LORNA SHORE
Immortal
Century MediaTrack listing:
01. Immortal
02. Death Portrait
03. This Is Hell
04. Hollow Sentence
05. Warpath Of Disease
06. Misery System
07. Obsession
08. King Ov Deception
09. Darkest Spawn
10. Relentless Torment
Oh man, this is a difficult one. Everything was set up so perfectly for LORNA SHORE to return with an explosive third album and leap a few rungs up the deathcore ladder to somewhere near the very top. On the evidence of "Immortal", that still may happen, and it certainly deserves to in light of the band's swift and honorable sacking of vocalist CJ McCreery at the end of 2019. You can read about exactly why McCreery was jettisoned elsewhere on the internet, but it's safe to say that he won't be missed.
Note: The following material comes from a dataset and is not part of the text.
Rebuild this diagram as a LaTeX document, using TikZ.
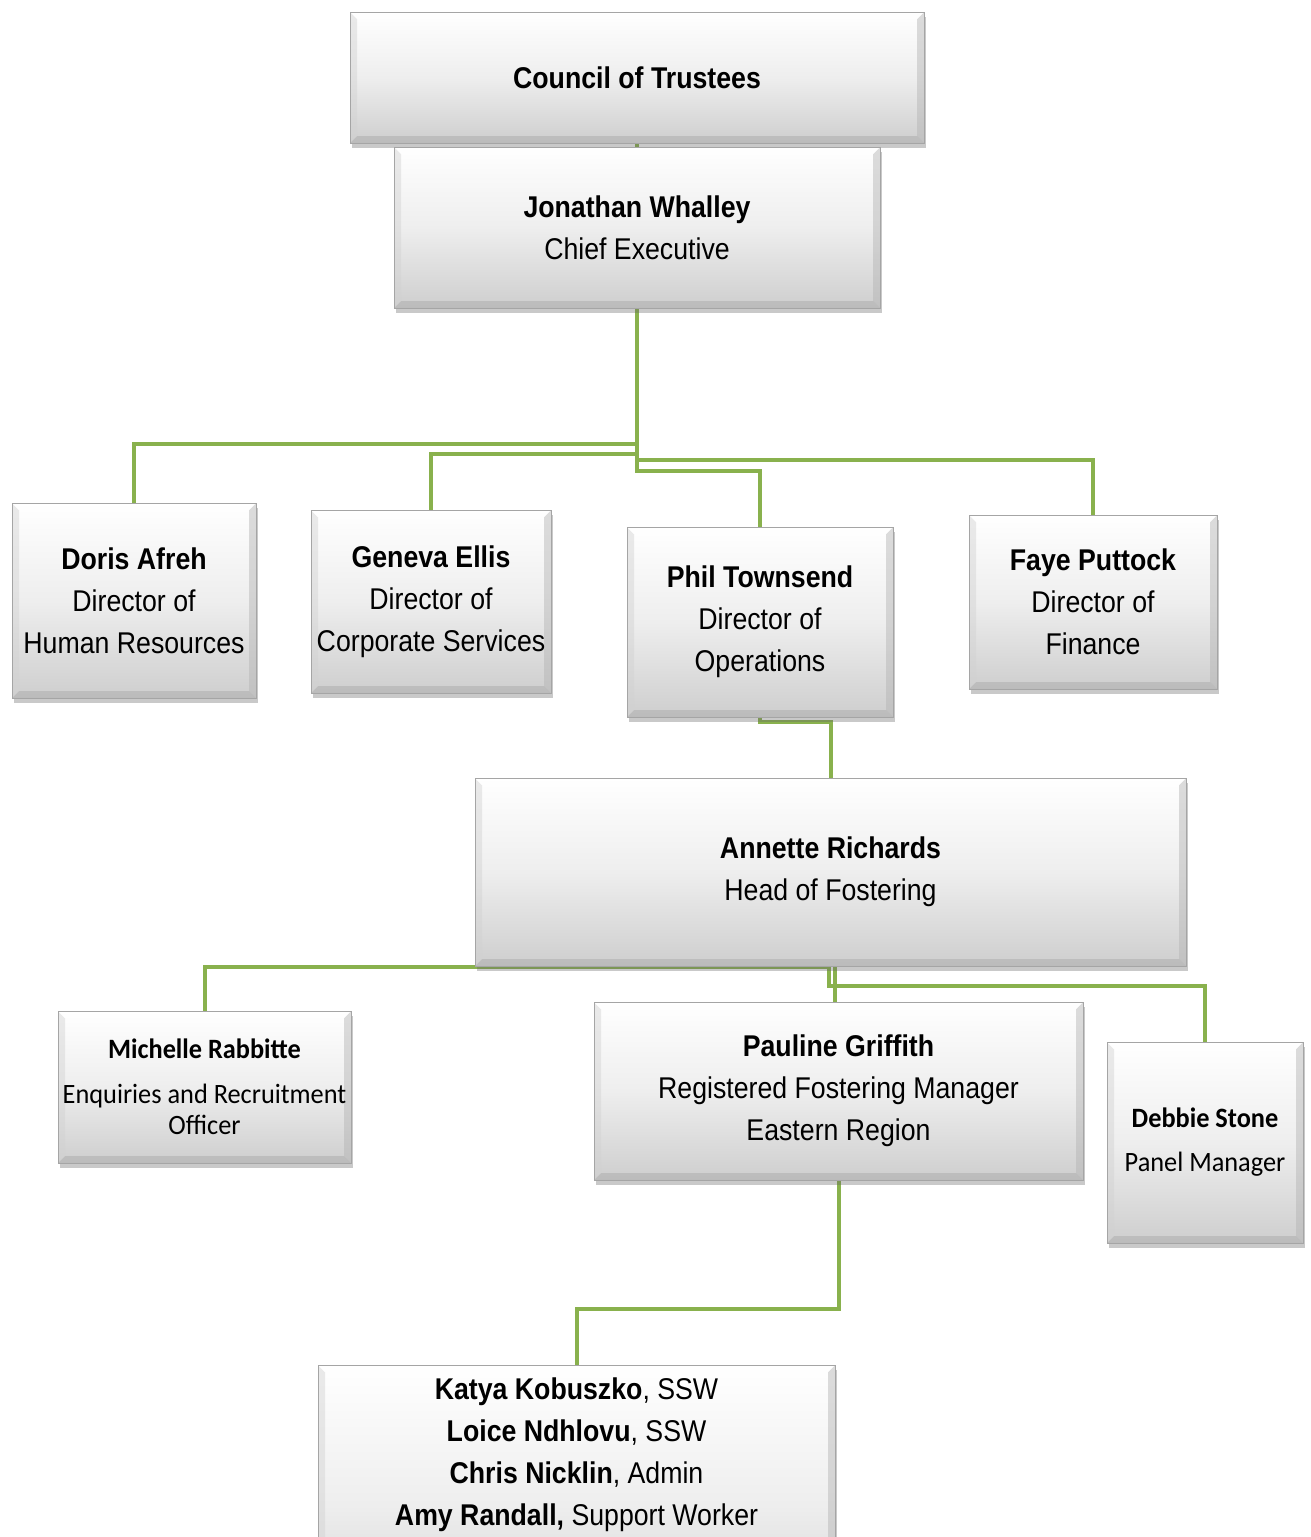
\documentclass[tikz,border=0pt]{standalone}
\usepackage{fontspec}
\setmainfont{Liberation Sans}[FakeStretch=0.89]
\newfontfamily\calib{Carlito}[FakeStretch=0.94]
\usetikzlibrary{shadows}
\pgfdeclarelayer{bg}
\pgfsetlayers{bg,main}
\definecolor{lnk}{RGB}{137,177,77}
\definecolor{boxbot}{RGB}{206,206,206}
\definecolor{boxmid}{RGB}{238,238,238}
\definecolor{boxedge}{RGB}{165,165,165}
\tikzset{
  box/.style={rectangle, draw=boxedge, line width=1pt,
    top color=white, bottom color=boxbot, middle color=boxmid,
    drop shadow={shadow xshift=2pt, shadow yshift=-5pt, opacity=0.35, fill=black!60},
    align=center, inner sep=0pt,
    font=\fontsize{30}{42}\selectfont,
    path picture={
      \fill[black!35,opacity=.45] (path picture bounding box.south west) -- (path picture bounding box.south east)
        -- ([shift={(-7pt,7pt)}]path picture bounding box.south east) -- ([shift={(7pt,7pt)}]path picture bounding box.south west) -- cycle;
      \fill[black!30,opacity=.45] (path picture bounding box.south east) -- (path picture bounding box.north east)
        -- ([shift={(-7pt,-7pt)}]path picture bounding box.north east) -- ([shift={(-7pt,7pt)}]path picture bounding box.south east) -- cycle;
      \fill[black!18,opacity=.45] (path picture bounding box.south west) -- (path picture bounding box.north west)
        -- ([shift={(7pt,-7pt)}]path picture bounding box.north west) -- ([shift={(7pt,7pt)}]path picture bounding box.south west) -- cycle;
      \fill[white,opacity=.8] (path picture bounding box.north west) -- (path picture bounding box.north east)
        -- ([shift={(-7pt,-7pt)}]path picture bounding box.north east) -- ([shift={(7pt,-7pt)}]path picture bounding box.north west) -- cycle;
    }},
  cbox/.style={box, font=\calib\fontsize{28}{31}\selectfont},
  link/.style={draw=lnk, line width=4pt},
}
\begin{document}
\begin{tikzpicture}[x=1pt,y=-1pt]
\useasboundingbox (0,0) rectangle (1311,1537);
\begin{pgfonlayer}{bg}
  \fill[white] (0,0) rectangle (1311,1537);
\end{pgfonlayer}

\node[box, minimum width=574pt, minimum height=131pt] (council) at (637,77.5) {\textbf{Council of Trustees}};
\node[box, minimum width=486pt, minimum height=161pt] (jw) at (637,227.5) {\textbf{Jonathan Whalley}\\Chief Executive};
\node[box, minimum width=244pt, minimum height=195pt] (doris) at (134,600.5) {\textbf{Doris Afreh}\\Director of\\Human Resources};
\node[box, minimum width=240pt, minimum height=183pt] (geneva) at (431,601.5) {\textbf{Geneva Ellis}\\Director of\\Corporate Services};
\node[box, minimum width=266pt, minimum height=190pt] (phil) at (760,622) {\textbf{Phil Townsend}\\Director of\\Operations};
\node[box, minimum width=248pt, minimum height=174pt] (faye) at (1093,602) {\textbf{Faye Puttock}\\Director of\\Finance};
\node[box, minimum width=711pt, minimum height=188pt] (annette) at (830.5,872) {\textbf{Annette Richards}\\Head of Fostering};
\node[cbox, minimum width=293pt, minimum height=152pt] (michelle) at (204.5,1087) {\textbf{Michelle Rabbitte}\\[14pt]Enquiries and Recruitment\\Officer};
\node[box, minimum width=489pt, minimum height=178pt] (pauline) at (838.5,1091) {\textbf{Pauline Griffith}\\Registered Fostering Manager\\Eastern Region};
\node[cbox, minimum width=196pt, minimum height=201pt] (debbie) at (1205,1142.5) {\textbf{Debbie Stone}\\[13pt]Panel Manager};
\node[box, minimum width=517pt, minimum height=280pt] (team) at (576.5,1505) {\textbf{Katya Kobuszko}, SSW\\\textbf{Loice Ndhlovu}, SSW\\\textbf{Chris Nicklin}, Admin\\\textbf{Amy Randall,} Support Worker\\[64pt]\mbox{}};

\begin{pgfonlayer}{bg}
  \draw[link] (council.south) -- (jw.north);
  \draw[link] (jw.south) -- ++(0,135) -| (doris.north);
  \draw[link] (jw.south) -- ++(0,145) -| (geneva.north);
  \draw[link] (jw.south) -- ++(0,151) -| (faye.north);
  \draw[link] (jw.south) -- ++(0,162) -| (phil.north);
  \draw[link] (phil.south) -- ++(0,4) -| (annette.north);
  \draw[link] (annette.south) -| (michelle.north);
  \draw[link] ([xshift=-2pt]annette.south) -- ++(0,19) -| (debbie.north);
  \draw[link] ([xshift=4pt]annette.south) -- ([xshift=-4pt]pauline.north);
  \draw[link] (pauline.south) -- ++(0,128) -| (team.north);
\end{pgfonlayer}
\end{tikzpicture}
\end{document}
Meanwhile, his (admittedly killer) vocals remain on this album because, as the remaining members have graciously pointed out, fans have been waiting for three years for new music and it simply wouldn't be fair to make them wait another six months while a new vocalist is recruited and new vocals laid down on these tracks. "Immortal" is ready to roll and, departed assholes notwithstanding, sounds very much like the work of true heavyweights. This is epic, deftly melodic and often startlingly atmospheric deathcore, rather than the usual cut 'n' paste, Pro-Tools'd-to-almighty-fuck variety of the genre. And these are genuinely great songs, too, from the hulking sprawl of the opening title track and the virulent, blackened scree of "Death Portrait" to the more succinct bludgeon of preview singles "This Is Hell" and "Darkest Spawn".
At times "Immortal" has more in common with THE BLACK DAHLIA MURDER or even CRADLE OF FILTH than it does with most standard deathcore fare, and yet the New Jersey crew also have a knack for delivering textbook, knuckleheaded beatdown moments, too: the lumbering climax to "This Is Hell" being one particularly heroic exercise in smashing stuff with a giant deathcore hammer.
With lashings of dense orchestration and a variety of twisted electronic textures providing extra layers of intrigue and charisma, "Immortal" is grandiloquent and ambitious in a way that deathcore generally hasn't been before. Not that LORNA SHORE are the first band to skillfully weave other elements into the formula, of course, but they've made it sound a lot more exciting than anyone else in recent memory. Until they recruit a new singer and hit the road again, this monstrous record should put the band's name in the headlines, and for vastly more agreeable reasons this time.